Première du genre au Maroc, et dans la région, la visite le 5 mars 2023 du représentant de la plus haute autorité militaire aux États-Unis, principal conseiller de Joe Biden en matière de défense, est en soit un signal. Nommons le général Mark Milley, chef d’état-major des armées américaines, arrivé, là encore, à la tête d’une importante délégation et reçu par le ministre délégué chargé de l’administration de la Défense nationale Abdellatif Loudiyi et le général de corps d’armée Belkhir El Farouk, alors inspecteur général des FAR. Une rencontre durant laquelle il a évoqué la déclaration tripartite entre le Maroc, les États-Unis et Israël, et salué la reconnaissance par Washington de la souveraineté entière du Maroc sur son Sahara. Une manière de montrer que les États-Unis sont un soutien indéfectible du Maroc.
Renseignement, le maillon essentiel
Alliés, les deux pays le sont également en matière de sécurité, de renseignement et de lutte contre le terrorisme. En témoignent les rencontres de haut niveau entre les principaux responsables sécuritaires et militaires des deux pays. Pas plus loin que vendredi 7 avril dernier, le directeur général du pôle DGSN-DGST, Abdellatif Hammouchi, recevait à son bureau à Rabat le directeur de l’Agence de renseignement américaine (CIA) William Burns, accompagné de ses principaux collaborateurs. Une rencontre devenue une tradition, le même Hammouchi avait également reçu, le 21 février dernier à Rabat, Christopher Wray, le directeur du Federal Bureau of Investigation (FBI), principal service fédéral de police judiciaire et de renseignement intérieur américain. Les 13 et 14 juin 2022, c’est le patron de l’appareil sécuritaire marocain qui avait fait le déplacement aux États-Unis où il avait rencontré la directrice du renseignement national américain, Avril Haines, William Burns et Christopher Wray.
Coordination dans les domaines sécuritaire et de renseignement, évaluation de la situation sécuritaire et des risques qui y sont associés au niveau régional, examen des menaces et défis sécuritaires découlant de la situation tendue dans certaines régions du monde, anticipation des menaces émanant des organisations terroristes, notamment dans la région sahélo-saharienne… tout y est passé.
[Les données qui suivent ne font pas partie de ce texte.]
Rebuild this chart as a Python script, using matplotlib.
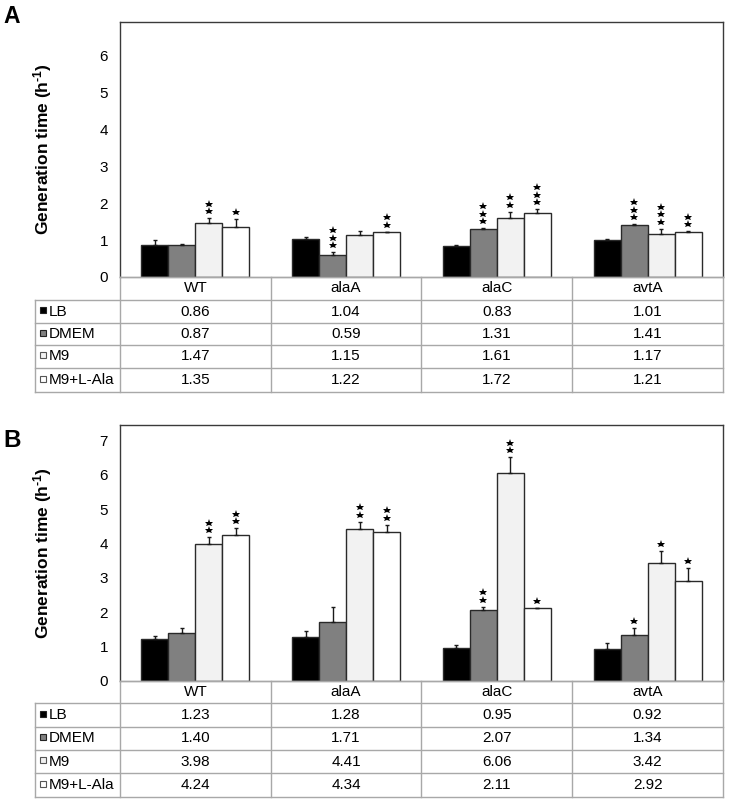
import matplotlib
matplotlib.use("Agg")
import matplotlib.pyplot as plt
from matplotlib.transforms import offset_copy
from matplotlib.patches import Rectangle
import numpy as np

plt.rcParams['font.family'] = ['Liberation Sans', 'DejaVu Sans']
plt.rcParams['mathtext.fontset'] = 'custom'
plt.rcParams['mathtext.rm'] = 'Liberation Sans:bold'
plt.rcParams['mathtext.bf'] = 'Liberation Sans:bold'
plt.rcParams['mathtext.default'] = 'rm'

# ---------------- data ----------------
strains = ["WT", "alaA", "alaC", "avtA"]
media = ["LB", "DMEM", "M9", "M9+L-Ala"]

# Panel A values (rows = media, cols = strains)
a_LB = [0.86, 1.04, 0.83, 1.01]
a_DMEM = [0.87, 0.59, 1.31, 1.41]
a_M9 = [1.47, 1.15, 1.61, 1.17]
a_M9Ala = [1.35, 1.22, 1.72, 1.21]
a_err_LB = [0.14, 0.05, 0.03, 0.03]
a_err_DMEM = [0.02, 0.08, 0.01, 0.02]
a_err_M9 = [0.12, 0.10, 0.16, 0.13]
a_err_M9Ala = [0.22, 0.01, 0.12, 0.03]
a_stars_LB = [0, 0, 0, 0]
a_stars_DMEM = [0, 3, 3, 3]
a_stars_M9 = [2, 0, 2, 3]
a_stars_M9Ala = [1, 2, 3, 2]

# Panel B values
b_LB = [1.23, 1.28, 0.95, 0.92]
b_DMEM = [1.40, 1.71, 2.07, 1.34]
b_M9 = [3.98, 4.41, 6.06, 3.42]
b_M9Ala = [4.24, 4.34, 2.11, 2.92]
b_err_LB = [0.09, 0.18, 0.10, 0.20]
b_err_DMEM = [0.15, 0.43, 0.09, 0.19]
b_err_M9 = [0.20, 0.22, 0.45, 0.36]
b_err_M9Ala = [0.20, 0.20, 0.01, 0.37]
b_stars_LB = [0, 0, 0, 0]
b_stars_DMEM = [0, 0, 2, 1]
b_stars_M9 = [2, 2, 2, 1]
b_stars_M9Ala = [2, 2, 1, 1]

a_ticks = [0, 1, 2, 3, 4, 5, 6]
b_ticks = [0, 1, 2, 3, 4, 5, 6, 7]

# ---------------- style ----------------
bar_colors = ["#000000", "#808080", "#f2f2f2", "#ffffff"]
W, H = 729, 800
fig = plt.figure(figsize=(W / 100, H / 100), dpi=100)

frame_col = "#3a3a3a"
grid_col = "#a8a8a8"

def px_axes(left, top, right, bottom):
    return fig.add_axes([left / W, 1 - bottom / H, (right - left) / W, (bottom - top) / H])

def draw_panel(top, bottom, ylim, ticks, vals, errs, stars):
    ax = px_axes(120, top, 723, bottom)
    ax.set_xlim(0, 4)
    ax.set_ylim(0, ylim)
    x = np.arange(4) + 0.5
    bw = 0.179
    for i in range(4):
        xi = x + (i - 1.5) * bw
        ax.bar(xi, vals[i], width=bw, color=bar_colors[i], edgecolor="#2a2a2a",
               linewidth=1.0, zorder=2)
        ax.errorbar(xi, vals[i], yerr=[np.zeros(4), errs[i]], fmt="none",
                    ecolor="#1a1a1a", elinewidth=1.0, capsize=1.7, capthick=1.0, zorder=3)
        for j in range(4):
            for k in range(stars[i][j]):
                tr = offset_copy(ax.transData, fig=fig, y=7 + 7.5 * k, units="dots")
                ax.plot([xi[j]], [vals[i][j] + errs[i][j]], marker="*", ms=6.2,
                        color="black", mew=0, transform=tr, zorder=4, clip_on=False)
    ax.set_yticks(ticks)
    ax.set_yticklabels([str(t) for t in ticks], fontsize=11)
    ax.set_xticks([])
    ax.tick_params(axis="y", length=0, pad=8.6)
    for s in ["top", "right", "left"]:
        ax.spines[s].set_color(frame_col)
        ax.spines[s].set_linewidth(1.0)
    ax.spines["bottom"].set_color(grid_col)
    ax.spines["bottom"].set_linewidth(1.0)
    ax.set_ylabel(r"Generation time (h$^{\text{-}1}$)", fontsize=12.5, fontweight="bold")
    ax.yaxis.set_label_coords(-0.11, 0.5)
    return ax

draw_panel(22, 277, 6.9, a_ticks,
           [a_LB, a_DMEM, a_M9, a_M9Ala],
           [a_err_LB, a_err_DMEM, a_err_M9, a_err_M9Ala],
           [a_stars_LB, a_stars_DMEM, a_stars_M9, a_stars_M9Ala])
draw_panel(425, 681, 7.45, b_ticks,
           [b_LB, b_DMEM, b_M9, b_M9Ala],
           [b_err_LB, b_err_DMEM, b_err_M9, b_err_M9Ala],
           [b_stars_LB, b_stars_DMEM, b_stars_M9, b_stars_M9Ala])

# ---------------- tables (overlay in pixel coords) ----------------
ov = fig.add_axes([0, 0, 1, 1])
ov.set_xlim(0, W)
ov.set_ylim(H, 0)
ov.axis("off")

col_edges = [120 + 150.75 * i for i in range(5)]
col_centers = [(col_edges[i] + col_edges[i + 1]) / 2 for i in range(4)]

def draw_table(row_edges, vals):
    lw = 1.0
    for xe in col_edges:
        ov.plot([xe, xe], [row_edges[0], row_edges[-1]], color=grid_col, lw=lw, zorder=1)
    ov.plot([35, 35], [row_edges[1], row_edges[-1]], color=grid_col, lw=lw)
    for k, ye in enumerate(row_edges):
        x0 = 120 if k == 0 else 35
        ov.plot([x0, 723], [ye, ye], color=grid_col, lw=lw, zorder=1)
    yc = (row_edges[0] + row_edges[1]) / 2
    for j in range(4):
        ov.text(col_centers[j], yc, strains[j], ha="center", va="center", fontsize=11)
    for i in range(4):
        yc = (row_edges[i + 1] + row_edges[i + 2]) / 2
        ov.add_patch(Rectangle((40, yc - 4.5), 6, 6, facecolor=bar_colors[i],
                               edgecolor="#555555" if i >= 2 else "#222222", lw=0.8))
        ov.text(49, yc, media[i], ha="left", va="center", fontsize=11)
        for j in range(4):
            ov.text(col_centers[j], yc, f"{vals[i][j]:.2f}", ha="center", va="center",
                    fontsize=11)

draw_table([277, 300, 323, 345, 368, 392], [a_LB, a_DMEM, a_M9, a_M9Ala])
draw_table([681, 703, 727, 750, 773, 797], [b_LB, b_DMEM, b_M9, b_M9Ala])

# panel letters
ov.text(3, 23, "A", fontsize=16.5, fontweight="bold", ha="left", va="baseline")
ov.text(3, 447, "B", fontsize=17.5, fontweight="bold", ha="left", va="baseline")

fig.savefig("out.png", dpi=100)
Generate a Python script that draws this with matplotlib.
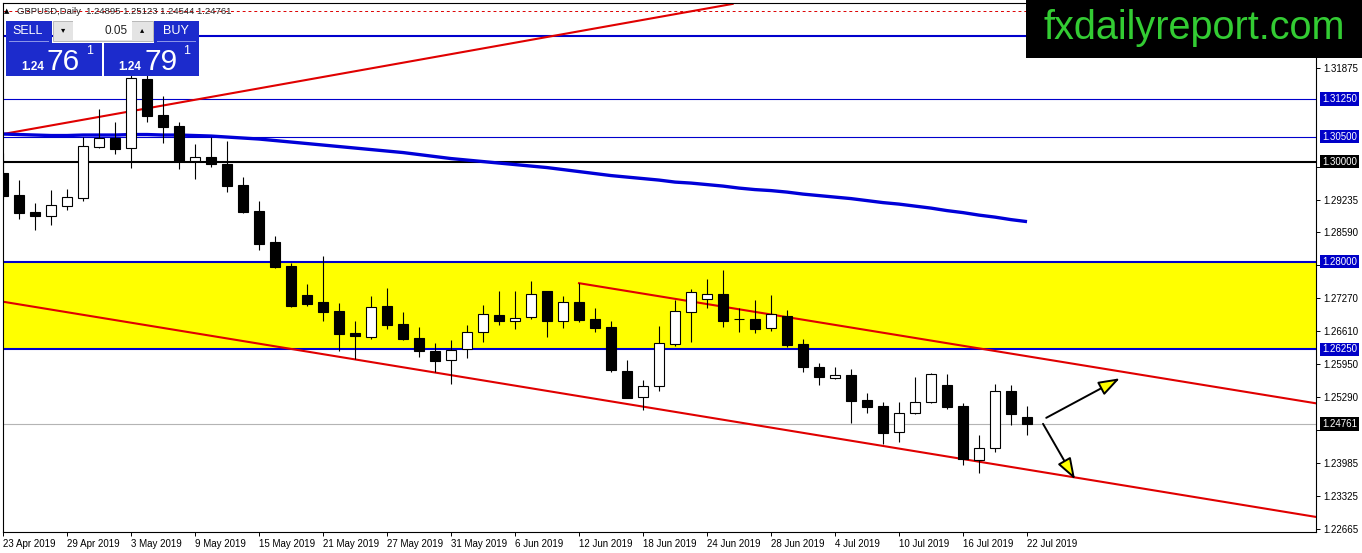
import matplotlib
matplotlib.use('Agg')
import matplotlib.pyplot as plt
from matplotlib.patches import Rectangle
import numpy as np

plt.rcParams['font.family'] = ['Liberation Sans', 'DejaVu Sans']

# GBPUSD daily candles, 23 Apr 2019 .. 22 Jul 2019 (bar index 0..64)
opens = [1.2977, 1.2933, 1.2899, 1.2891, 1.2911, 1.2927, 1.3029, 1.3047, 1.3027, 1.3165,
         1.3093, 1.3071, 1.3001, 1.3009, 1.2995, 1.2953, 1.2901, 1.2839, 1.2791, 1.2733,
         1.2719, 1.2702, 1.2658, 1.2650, 1.2711, 1.2675, 1.2648, 1.2622, 1.2603, 1.2626,
         1.2659, 1.2693, 1.2681, 1.2689, 1.2741, 1.2681, 1.2719, 1.2685, 1.2669, 1.2582,
         1.2529, 1.2551, 1.2636, 1.2699, 1.2725, 1.2735, 1.2685, 1.2685, 1.2667, 1.2692,
         1.2635, 1.2589, 1.2567, 1.2574, 1.2523, 1.2511, 1.2459, 1.2497, 1.2519, 1.2554,
         1.2512, 1.2404, 1.2427, 1.2541, 1.24895]
highs = [1.3017, 1.2963, 1.2917, 1.2943, 1.2945, 1.3049, 1.3105, 1.3079, 1.3180, 1.3185,
         1.3131, 1.3079, 1.3035, 1.3049, 1.3041, 1.2969, 1.2921, 1.2851, 1.2798, 1.2755,
         1.2812, 1.2717, 1.2681, 1.2731, 1.2747, 1.2699, 1.2669, 1.2637, 1.2644, 1.2673,
         1.2713, 1.2741, 1.2741, 1.2761, 1.2742, 1.2731, 1.2757, 1.2708, 1.2681, 1.2604,
         1.2564, 1.2672, 1.2723, 1.2745, 1.2765, 1.2783, 1.2707, 1.2723, 1.2733, 1.2703,
         1.2645, 1.2597, 1.2589, 1.2585, 1.2537, 1.2520, 1.2520, 1.2569, 1.2578, 1.2576,
         1.2517, 1.2453, 1.2556, 1.2554, 1.25123]
lows = [1.2925, 1.2885, 1.2863, 1.2873, 1.2903, 1.2921, 1.3028, 1.3015, 1.2987, 1.3079,
        1.3037, 1.2985, 1.2965, 1.2989, 1.2939, 1.2898, 1.2823, 1.2787, 1.2710, 1.2712,
        1.2682, 1.2622, 1.2605, 1.2645, 1.2665, 1.2644, 1.2609, 1.2579, 1.2556, 1.2608,
        1.2640, 1.2673, 1.2666, 1.2686, 1.2650, 1.2668, 1.2679, 1.2660, 1.2579, 1.2527,
        1.2504, 1.2542, 1.2632, 1.2640, 1.2707, 1.2670, 1.2660, 1.2658, 1.2661, 1.2630,
        1.2580, 1.2554, 1.2565, 1.2478, 1.2497, 1.2436, 1.2440, 1.2495, 1.2517, 1.2506,
        1.2393, 1.2378, 1.2420, 1.2474, 1.24544]
closes = [1.2931, 1.2897, 1.2891, 1.2913, 1.2929, 1.3031, 1.3047, 1.3025, 1.3167, 1.3091,
          1.3069, 1.3001, 1.3009, 1.2995, 1.2951, 1.2899, 1.2835, 1.2789, 1.2712, 1.2715,
          1.2700, 1.2656, 1.2652, 1.2709, 1.2674, 1.2646, 1.2621, 1.2602, 1.2624, 1.2660,
          1.2695, 1.2681, 1.2688, 1.2735, 1.2681, 1.2719, 1.2684, 1.2668, 1.2584, 1.2528,
          1.2551, 1.2637, 1.2701, 1.2739, 1.2735, 1.2682, 1.2685, 1.2666, 1.2695, 1.2634,
          1.2589, 1.2569, 1.2573, 1.2521, 1.2510, 1.2458, 1.2497, 1.2520, 1.2576, 1.2510,
          1.2405, 1.2427, 1.2541, 1.2496, 1.24761]

# moving average (thick blue line)
ma = [1.3055, 1.3054, 1.3053, 1.3052, 1.3052, 1.3053, 1.3053, 1.3053, 1.3054, 1.3054,
      1.3053, 1.3053, 1.3052, 1.3051, 1.3049, 1.3047, 1.3045, 1.3042, 1.3039, 1.3036,
      1.3033, 1.3030, 1.3027, 1.3024, 1.3021, 1.3018, 1.3014, 1.3010, 1.3006, 1.3003,
      1.3000, 1.2997, 1.2994, 1.2991, 1.2988, 1.2984, 1.2980, 1.2976, 1.2972, 1.2969,
      1.2966, 1.2963, 1.2959, 1.2957, 1.2954, 1.2951, 1.2947, 1.2944, 1.2942, 1.2939,
      1.2935, 1.2932, 1.2929, 1.2926, 1.2922, 1.2918, 1.2915, 1.2911, 1.2907, 1.2902,
      1.2898, 1.2893, 1.2889, 1.2884, 1.2880]

date_pos = [0, 4, 8, 12, 16, 20, 24, 28, 32, 36, 40, 44, 48, 52, 56, 60, 64]
date_labels = ['23 Apr 2019', '29 Apr 2019', '3 May 2019', '9 May 2019', '15 May 2019',
               '21 May 2019', '27 May 2019', '31 May 2019', '6 Jun 2019', '12 Jun 2019',
               '18 Jun 2019', '24 Jun 2019', '28 Jun 2019', '4 Jul 2019', '10 Jul 2019',
               '16 Jul 2019', '22 Jul 2019']

price_ticks = [1.31875, 1.29235, 1.28590, 1.27270, 1.26610,
               1.25950, 1.25290, 1.23985, 1.23325, 1.22665]
hidden_ticks = [1.29895, 1.27930, 1.24645]   # covered by the boxed labels

blue_levels = [1.3250, 1.3125, 1.3050, 1.2800, 1.2625]
blue_widths = [1.5, 0.8, 0.8, 1.5, 1.5]
round_level = 1.3000
last_price = 1.24761
zone = (1.2625, 1.2800)
dashed_level = 1.3301

# trend lines: (bar, price) pairs
rising_line = [(0, 1.3055), (45.6, 1.3315)]
channel_low = [(0, 1.2720), (82.06, 1.2290)]
channel_high = [(36, 1.2757), (82.06, 1.2517)]
arrows = [((65.2, 1.2488), (69.8, 1.2567)),
          ((65.0, 1.2476), (67.0, 1.2365))]

W, H = 1362, 553
fig = plt.figure(figsize=(W / 100, H / 100), dpi=100)
fig.patch.set_facecolor('white')
ax = fig.add_axes([2.7 / W, (H - 532.3) / H, 1313.3 / W, 529.6 / H])
ax.set_xlim(-0.02, 82.06)
ax.set_ylim(1.22593, 1.33174)

ax.axhspan(zone[0], zone[1], color='#ffff00', zorder=0, lw=0)
for lv, lw in zip(blue_levels, blue_widths):
    ax.axhline(lv, color='#0000cc', lw=lw, zorder=1)
ax.axhline(round_level, color='black', lw=1.5, zorder=1)
ax.axhline(last_price, color='#b4b4b4', lw=0.8, zorder=1)
ax.axhline(dashed_level, color='#dd0000', lw=0.7, ls=(0, (3, 3)), zorder=1)

for line in (rising_line, channel_low, channel_high):
    xs, ys = zip(*line)
    ax.plot(xs, ys, color='#e00000', lw=1.5, zorder=2)

ax.plot(range(len(ma)), ma, color='#0000d8', lw=2.4, zorder=2, solid_capstyle='butt')

# candles
x = np.arange(len(opens))
o = np.array(opens); c = np.array(closes)
ax.vlines(x, lows, highs, color='black', lw=0.8, zorder=3)
up = c > o
down = c < o
ax.bar(x[up], (c - o)[up], bottom=o[up], width=0.63, facecolor='white',
       edgecolor='black', lw=0.8, zorder=4)
ax.bar(x[down], (o - c)[down], bottom=c[down], width=0.63, facecolor='black',
       edgecolor='black', lw=0.8, zorder=4)
for i in x[c == o]:
    ax.hlines(o[i], i - 0.31, i + 0.31, color='black', lw=0.8, zorder=4)

for start, end in arrows:
    ax.annotate('', xy=end, xytext=start, zorder=5,
                arrowprops=dict(arrowstyle='-|>,head_length=1.3,head_width=0.45',
                                mutation_scale=10, fc='#ffff00', ec='black', lw=1.4,
                                shrinkA=0, shrinkB=0))

for s in ax.spines.values():
    s.set_linewidth(0.8)
    s.set_color('black')

ax.set_xticks(date_pos)
ax.set_xticklabels(date_labels, ha='left')
ax.tick_params(axis='x', length=3, width=0.7, pad=1.5, labelsize=7)
all_ticks = price_ticks + hidden_ticks
ax.set_yticks(all_ticks)
ax.set_yticklabels(['%.5f' % t for t in price_ticks] + [''] * len(hidden_ticks))
ax.tick_params(axis='y', left=False, labelleft=False, right=True, labelright=True,
               length=3, width=0.7, pad=2.5, labelsize=7)

# boxed price labels on the right scale
box_specs = [(lv, '#0000c8') for lv in blue_levels[1:]] + [(round_level, 'black'), (last_price, 'black')]
for lv, col in box_specs:
    ax.text(1.0047, lv, '%.5f' % lv, transform=ax.get_yaxis_transform(), ha='left',
            va='center', fontsize=7, color='white', zorder=10, clip_on=False,
            bbox=dict(boxstyle='square,pad=0.18', fc=col, ec='none'))


def px_rect(x0, y0, x1, y1, **kw):
    fig.add_artist(Rectangle((x0 / W, 1 - y1 / H), (x1 - x0) / W, (y1 - y0) / H,
                             transform=fig.transFigure, **kw))


def px_text(xp, yp, s, **kw):
    fig.text(xp / W, 1 - yp / H, s, **kw)


# header
px_text(4, 11, '\u25b2', fontsize=5, va='center', ha='left', family=['DejaVu Sans'])
px_text(17, 11, 'GBPUSD,Daily  1.24895 1.25123 1.24544 1.24761', fontsize=6.8,
        va='center', ha='left', color='#202020')

# logo
px_rect(1026, 0, 1362, 58, facecolor='black', edgecolor='none')
px_text(1194, 28, 'fxdailyreport.com', fontsize=28.5, color='#33cc33', ha='center', va='center')

# one-click trading panel
blue = '#1c2bcc'
px_rect(6, 20.7, 52, 42.7, facecolor=blue, edgecolor='none')
px_rect(154, 20.7, 199, 42.7, facecolor=blue, edgecolor='none')
px_rect(6, 42.7, 102, 76, facecolor=blue, edgecolor='none')
px_rect(104, 42.7, 199, 76, facecolor=blue, edgecolor='none')
px_rect(9, 41.3, 49, 42, facecolor='#8a94e8', edgecolor='none')
px_rect(157, 41.3, 196, 42, facecolor='#8a94e8', edgecolor='none')
px_rect(53, 20.7, 153, 41, facecolor='#e4e4e4', edgecolor='#b8b8b8', lw=0.7)
px_rect(73, 21.5, 132, 40.2, facecolor='white', edgecolor='none')
px_text(63, 30, '\u25be', fontsize=6, ha='center', va='center', family=['DejaVu Sans'])
px_text(142, 30, '\u25b4', fontsize=6, ha='center', va='center', family=['DejaVu Sans'])
px_text(128, 30.5, '0.05', fontsize=8.5, ha='right', va='center', color='#222222')
px_text(28, 31.5, 'SELL', fontsize=9, ha='center', va='center', color='white')
px_text(176, 31.5, 'BUY', fontsize=9, ha='center', va='center', color='white')
for x0, big in ((21, '76'), (118, '79')):
    px_text(x0, 70, '1.24', fontsize=8.5, weight='bold', ha='left', va='baseline', color='white')
    px_text(x0 + 26, 70, big, fontsize=21.5, ha='left', va='baseline', color='white')
    px_text(x0 + 65, 51, '1', fontsize=9, ha='left', va='center', color='white')

fig.savefig('out.png', dpi=100)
Avec le lancement de ces nouveaux chapitres de coopération, l’histoire entamée entre les deux pays un certain 20 décembre 1777, par la reconnaissance marocaine de l’indépendance des États-Unis, et jalonnée notamment par celle de la marocanité du Sahara, est loin, très loin, de s’achever. En tout cas, elle n’a jamais été aussi forte qu’en cette année.